Thanks for the pointer.

Without having yet delved into the implementation details, it seems that there is still a bit of complexity in the case of a multi-line macro (or argument).

The starting column offset is not applicable to text in the macro body (or argument) buffer after the first EOL character, but needs to be maintained in case the less () method backs up over that first EOL character. In my application, backing up over multiple EOL characters will not occur, but however unlikely, it is at least possible that some future application might do so.

So, it seems to me that the matcher will need to maintain the first EOL character location in the underlying buffer, if one if exists.

I will try some modifications to the abstract matcher source in the next week or so and report back, hopefully with a proposed patch.

genivia-inc commented 2 years ago

Are you looking for something like this?

  /// Set or change the starting column number of the last match.
  inline void columno(size_t n) ///< new column number

This will reset the column number to n so that subsequent matching will increase the column count from n.

teshields commented 2 years ago

That would work, provided the context of the column ‘change’ was maintained after a subsequent EOL occurrence recovered in case of ‘less(n)’ backing up across that EOL occurrence.

Sent from Tom’s iDevice

On Apr 7, 2022, at 2:38 PM, Dr. Robert van Engelen @.***> wrote:

 Are you looking for something like this?

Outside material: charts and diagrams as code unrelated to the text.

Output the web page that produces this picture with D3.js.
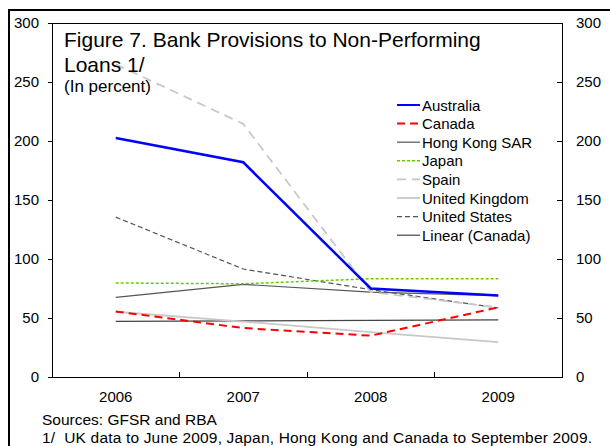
<!DOCTYPE html>
<html>
<head>
<meta charset="utf-8">
<script src="https://cdn.jsdelivr.net/npm/d3@7"></script>
<style>
  html, body { margin: 0; padding: 0; background: #fff; }
  svg { display: block; font-family: "Liberation Sans", Arial, sans-serif; }
</style>
</head>
<body>
<svg id="chart" width="610" height="446"></svg>
<script>
// ---- data ----
const years = ["2006", "2007", "2008", "2009"];
const yTicks = [0, 50, 100, 150, 200, 250, 300];
const australia = [202.5, 182, 75, 69];
const canada = [55.5, 41.5, 35, 59];
const hongKong = [67.5, 78.5, 72, 69];
const japan = [79.7, 79, 83.3, 83.3];
const spain = [265, 214.5, 72, 59];
const unitedKingdom = [55.3, 47, 38, 29.5];
const unitedStates = [135.5, 91.5, 74, 58.5];
const seriesNames = ["Australia", "Canada", "Hong Kong SAR", "Japan", "Spain", "United Kingdom", "United States", "Linear (Canada)"];
const titleLines = ["Figure 7. Bank Provisions to Non-Performing", "Loans 1/"];
const subtitle = "(In percent)";
const footnotes = ["Sources: GFSR and RBA", "1/  UK data to June 2009, Japan, Hong Kong and Canada to September 2009."];

// Linear trendline of Canada (least squares, as in the source chart)
function linearTrend(vals) {
  const n = vals.length;
  const xs = vals.map((_, i) => i);
  const mx = d3.mean(xs), my = d3.mean(vals);
  const slope = d3.sum(xs, (x, i) => (x - mx) * (vals[i] - my)) / d3.sum(xs, x => (x - mx) ** 2);
  return xs.map(x => my + slope * (x - mx));
}
const linearCanada = linearTrend(canada);

const styles = {
  "Australia":       { color: "#0000ff", width: 2.5, dash: null },
  "Canada":          { color: "#ff0000", width: 2,   dash: "8,5" },
  "Hong Kong SAR":   { color: "#555555", width: 1.2, dash: null },
  "Japan":           { color: "#66cc00", width: 1.5, dash: "3,2" },
  "Spain":           { color: "#c8c8c8", width: 1.8, dash: "9,6" },
  "United Kingdom":  { color: "#c8c8c8", width: 1.8, dash: null },
  "United States":   { color: "#555555", width: 1.2, dash: "5,3" },
  "Linear (Canada)": { color: "#444444", width: 1.2, dash: null }
};
const valuesByName = {
  "Australia": australia, "Canada": canada, "Hong Kong SAR": hongKong, "Japan": japan,
  "Spain": spain, "United Kingdom": unitedKingdom, "United States": unitedStates,
  "Linear (Canada)": linearCanada
};

// ---- layout ----
const svg = d3.select("#chart");
const plot = { left: 52, right: 562, top: 23, bottom: 377 };

// outer frame (extends past the window at right/bottom)
svg.append("rect").attr("x", 9).attr("y", 10).attr("width", 620).attr("height", 460)
  .attr("fill", "none").attr("stroke", "#000").attr("stroke-width", 2);

const x = d3.scaleBand().domain(years).range([plot.left, plot.right]);
const y = d3.scaleLinear().domain([0, 300]).range([plot.bottom, plot.top]);

// plot box
svg.append("rect").attr("x", plot.left).attr("y", plot.top)
  .attr("width", plot.right - plot.left).attr("height", plot.bottom - plot.top)
  .attr("fill", "none").attr("stroke", "#000").attr("stroke-width", 1)
  .attr("shape-rendering", "crispEdges");

// left axis
const leftAxis = svg.append("g").attr("transform", `translate(${plot.left},0)`)
  .call(d3.axisLeft(y).tickValues(yTicks).tickSize(4).tickPadding(9));
// right axis (ticks inward)
const rightAxis = svg.append("g").attr("transform", `translate(${plot.right},0)`)
  .call(d3.axisRight(y).tickValues(yTicks).tickSizeInner(-5).tickSizeOuter(0).tickPadding(14));
rightAxis.selectAll("text").attr("x", 14);
// bottom axis: ticks at category boundaries, inward
const boundaries = years.slice(1).map(yr => x(yr));
const bottomAxis = svg.append("g").attr("transform", `translate(0,${plot.bottom})`)
  .call(d3.axisBottom(x).tickSize(0).tickPadding(14));
bottomAxis.selectAll(".tick line").remove();
svg.append("g").selectAll("line").data(boundaries).join("line")
  .attr("x1", d => d).attr("x2", d => d)
  .attr("y1", plot.bottom).attr("y2", plot.bottom - 5)
  .attr("stroke", "#000").attr("shape-rendering", "crispEdges");

[leftAxis, rightAxis, bottomAxis].forEach(g => {
  g.select(".domain").remove();
  g.selectAll("text").attr("font-size", 15).attr("fill", "#000")
    .attr("font-family", "'Liberation Sans', Arial, sans-serif");
  g.selectAll(".tick line").attr("stroke", "#000").attr("shape-rendering", "crispEdges");
});

// lines
const line = d3.line().x((d, i) => x(years[i]) + x.bandwidth() / 2).y(d => y(d));
const drawOrder = ["Linear (Canada)", "United Kingdom", "Hong Kong SAR", "United States", "Spain", "Japan", "Canada", "Australia"];
svg.append("g").selectAll("path").data(drawOrder).join("path")
  .attr("d", n => line(valuesByName[n]))
  .attr("fill", "none")
  .attr("stroke", n => styles[n].color)
  .attr("stroke-width", n => styles[n].width)
  .attr("stroke-dasharray", n => styles[n].dash);

// title
svg.append("text").attr("x", 64).attr("y", 47).attr("font-size", 21).attr("fill", "#000").text(titleLines[0]);
svg.append("text").attr("x", 64).attr("y", 72).attr("font-size", 21).attr("fill", "#000").text(titleLines[1]);
svg.append("text").attr("x", 64).attr("y", 92).attr("font-size", 17).attr("fill", "#000").text(subtitle);

// legend
const leg = svg.append("g");
const rowH = 18.6, legTop = 105;
const rows = leg.selectAll("g").data(seriesNames).join("g")
  .attr("transform", (d, i) => `translate(0,${legTop + i * rowH})`);
rows.append("line").attr("x1", 397).attr("x2", 420).attr("y1", 0).attr("y2", 0)
  .attr("stroke", n => styles[n].color)
  .attr("stroke-width", n => Math.min(styles[n].width, 2))
  .attr("stroke-dasharray", n => styles[n].dash);
rows.append("text").attr("x", 422).attr("y", 5.5).attr("font-size", 15).attr("fill", "#000").text(n => n);

// footnotes
svg.append("text").attr("x", 42).attr("y", 425).attr("font-size", 15.5).attr("fill", "#000").text(footnotes[0]);
svg.append("text").attr("x", 42).attr("y", 443).attr("font-size", 15.5).attr("fill", "#000")
  .style("white-space", "pre").attr("textLength", 550).attr("lengthAdjust", "spacing").text(footnotes[1]);
</script>
</body>
</html>
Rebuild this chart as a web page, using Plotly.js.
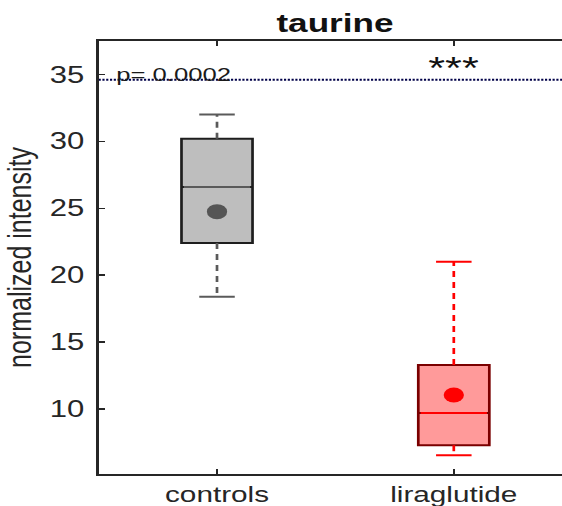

/// Set or change the starting column number of the last match. inline void columno(size_t n) ///< new column number This will reset the column number to n so that subsequent matching will increase the column count from n.

— Reply to this email directly, view it on GitHub, or unsubscribe. You are receiving this because you authored the thread.

genivia-inc commented 2 years ago

Yes, that should work because columno(n) sets the column number of the position of the matching text, not after the text. Or if no text was matched, then it is the start of the next input to scan.

genivia-inc commented 2 years ago

The latest release has the new columno(n) method to set the column number of the last match.